Blackberries are, in my opinion, still the best phones in the world overall. I would recommend them to anyone that cares about their phone being the top phone / messager, and doesn't care as much about it being a light saber or caveman racing game player.

Android is really taking off, and could mean that open source wins in the mobile phone world. iPhone deserves all the hype and sales, and unlike many people I don't hate them for commoditizing technology - in contrast I think it's great what they've done to make people love technology even more. Palm made all of those beloved devices that changed my life, but they have a hard road from here.

Getting Organized

BACKUPS! It is startling that people still lose data, and even more startling how hard it is to build a system where that doesn't happen. Your laptop WILL fail, and should automatically sync every few hours to a networked hard drive, or a remote backup service. Windows 7 is helping with this. Second Copy is a great utility that I've used for years - rock solid. And every few months you should store a "hard drive snapshot" and then file that away. I think it is the only way to protect against accidentally deleting something.

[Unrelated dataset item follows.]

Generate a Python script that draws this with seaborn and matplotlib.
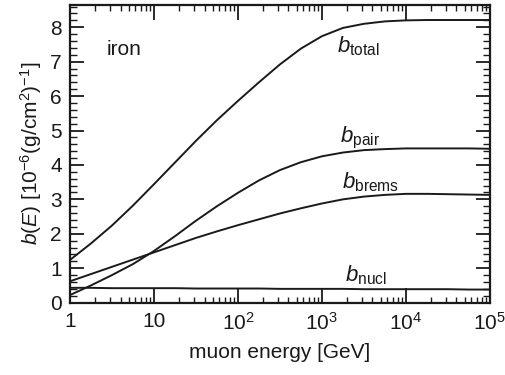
import numpy as np
import pandas as pd
import matplotlib
matplotlib.use("Agg")
import matplotlib.pyplot as plt
from matplotlib.ticker import LogLocator, MultipleLocator, FixedLocator, FixedFormatter, NullFormatter
import seaborn as sns

# Muon energy grid (GeV), quarter-decade steps from 1 GeV to 100 TeV
energy = [1.0, 1.778, 3.162, 5.623, 10.0, 17.78, 31.62, 56.23, 100.0, 177.8, 316.2,
          562.3, 1000.0, 1778.0, 3162.0, 5623.0, 1e4, 1.778e4, 3.162e4, 5.623e4, 1e5]

# Energy-loss coefficients in iron, units of 1e-6 (g/cm^2)^-1
b_total = [1.24, 1.72, 2.24, 2.82, 3.44, 4.07, 4.70, 5.30, 5.86, 6.40, 6.92,
           7.38, 7.74, 7.98, 8.10, 8.17, 8.20, 8.21, 8.21, 8.21, 8.21]
b_pair = [0.22, 0.50, 0.80, 1.12, 1.50, 1.93, 2.38, 2.80, 3.19, 3.55, 3.85,
          4.08, 4.25, 4.36, 4.43, 4.46, 4.48, 4.48, 4.48, 4.48, 4.47]
b_brems = [0.62, 0.83, 1.04, 1.25, 1.46, 1.67, 1.88, 2.07, 2.25, 2.42, 2.59,
           2.74, 2.88, 3.00, 3.08, 3.13, 3.16, 3.16, 3.15, 3.14, 3.13]
b_nucl = [0.43, 0.43, 0.42, 0.42, 0.42, 0.42, 0.41, 0.41, 0.41, 0.41, 0.40,
          0.40, 0.40, 0.40, 0.39, 0.39, 0.39, 0.39, 0.39, 0.38, 0.38]

process_names = ["total", "pair", "brems", "nucl"]
curve_labels = [r"$b_{\mathrm{total}}$", r"$b_{\mathrm{pair}}$",
                r"$b_{\mathrm{brems}}$", r"$b_{\mathrm{nucl}}$"]
label_energy = [1500, 1620, 1740, 1860]
label_value = [7.26, 4.66, 3.33, 0.61]

x_tick_values = [1, 10, 100, 1000, 1e4, 1e5]
x_tick_labels = ["1", "10", r"$10^2$", r"$10^3$", r"$10^4$", r"$10^5$"]
y_tick_values = [0, 1, 2, 3, 4, 5, 6, 7, 8]

sns.set_style("ticks")
plt.rcParams["font.family"] = ["Liberation Sans", "DejaVu Sans"]
plt.rcParams["mathtext.fontset"] = "custom"
plt.rcParams["mathtext.rm"] = "Liberation Sans"
plt.rcParams["mathtext.it"] = "Liberation Sans:italic"
plt.rcParams["mathtext.bf"] = "Liberation Sans:bold"

frames = []
for name, vals in zip(process_names, [b_total, b_pair, b_brems, b_nucl]):
    frames.append(pd.DataFrame({"energy": energy, "b": vals, "process": name}))
df = pd.concat(frames, ignore_index=True)

fig = plt.figure(figsize=(5.05, 3.75), dpi=100)
ax = fig.add_axes([0.1386, 0.193, 0.8314, 0.794])

sns.lineplot(data=df, x="energy", y="b", hue="process", units="process",
             estimator=None, sort=False, palette=["#1a1a1a"] * 4,
             linewidth=1.4, legend=False, ax=ax)

ax.set_xscale("log")
ax.set_xlim(1, 1e5)
ax.set_ylim(0, 8.65)

ax.xaxis.set_major_locator(FixedLocator(x_tick_values))
ax.xaxis.set_major_formatter(FixedFormatter(x_tick_labels))
ax.xaxis.set_minor_locator(LogLocator(base=10, subs=np.arange(2, 10)))
ax.xaxis.set_minor_formatter(NullFormatter())
ax.yaxis.set_major_locator(FixedLocator(y_tick_values))
ax.yaxis.set_minor_locator(MultipleLocator(0.2))

ax.tick_params(which="both", direction="in", top=True, right=True,
               labelsize=15, color="#1a1a1a", labelcolor="#1a1a1a")
ax.tick_params(axis="x", which="major", length=11, width=1.3, pad=7)
ax.tick_params(axis="x", which="minor", length=4, width=1.0)
ax.tick_params(axis="y", which="major", length=10, width=1.3, pad=6)
ax.tick_params(axis="y", which="minor", length=5, width=1.0)

for spine in ax.spines.values():
    spine.set_linewidth(1.6)
    spine.set_color("#1a1a1a")

ax.set_xlabel("muon energy [GeV]", fontsize=15, color="#1a1a1a", labelpad=6)
ax.set_ylabel(r"$b(E)$ [10$^{-6}$(g/cm$^2$)$^{-1}$]", fontsize=15,
              color="#1a1a1a", labelpad=4)

ax.text(2.76, 7.2, "iron", fontsize=15, color="#1a1a1a", va="baseline")
for lab, xe, yv in zip(curve_labels, label_energy, label_value):
    ax.text(xe, yv, lab, fontsize=16, color="#1a1a1a", va="baseline", ha="left")

fig.savefig("out.png", dpi=100, facecolor="white")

Wikis have changed my life - I use them to organize all of my notes and thoughts. They are like all those little text files you have, except you can organize them and link them to each other - finally solves the problem of how to consolidate your thoughts, and extend them naturally - transformative. There are hosted wikis you can sign up for like PBWiki and others, and for full control you might install your own.

Subversion is great if you are a programmer, and need to organize all your code as it evolves, perhaps on many computers or with many users. Then again if you are a programmer then you already know this. But if you are a beginning programmer, get Subversion!

Google Calendar and Google Contacts - nobody does it better right now.

Getting Music

I have music going 24/7, and subscribe to pretty much every service almost pathologically. Even if you have a large appetite, you can probably still pay less than people that buy mp3s all the time, and get much more!

Rhaspody lets you hear just about any song on any album, when you want. Stop buying or stealing mp3s and then spending all your time organizing them - Rhapsody is finally where something like this needs to be.

XM Radio AKA Sirius is worth a subscription even if their customer service is notoriously evil. It is helpful because they actually have the best programming available - with their resources they can basically get the best DJs and programming lineups. A computer still can't invent a playlist that flows from one song to the next coherently, so you need to have XM to complement Rhapsody - in your car, on your computer, now on your phone.

Pandora has succeeded, and really does good free music discovery. Worth the paid subscription to escape the ads and not have it turn off. Slacker has even more songs, and Last FM is a long time favorite.

Home Theater

Talk about a moving target. But basically, once you have your big tv and your speakers everywhere, there is only one thing left - where to get the content.

Hook a computer up to your TV and A/V receiver. Now you have Amazon Unbox, Hulu, Netflix, Youtube, not to mention all the music services in your living room.

It is crazy that Roku and Apple iTV and Sony and others are trying to sell people cheesy hardware appliances for hundreds of dollars each just to provide tiny pieces of their content pipe. Get the internet into a PC in your living room system and you are done.

Gaming

Talk about a waste of time. But so important for "stress relief" - the good ones are pretty stressful in themselves.

Xbox 360, I admit, looks like the winner as a platform this round.

I have Playstation 3, because it comes with a Blu-Ray player and there are plenty of top games to keep me busy.

Call of Duty as a series may be the best game every made. Get a copy!

Nintendo Wii is ingenious, but should only satisfy you if you are a small child gamer. Of course, we all grew up with Nintendo and I love them, but real gamers do Xbox or PS3. Actually, real gamers have a PC with a crazy graphics card, 120 Hz monitor and probably 3D goggles, but we can't all be real gamers.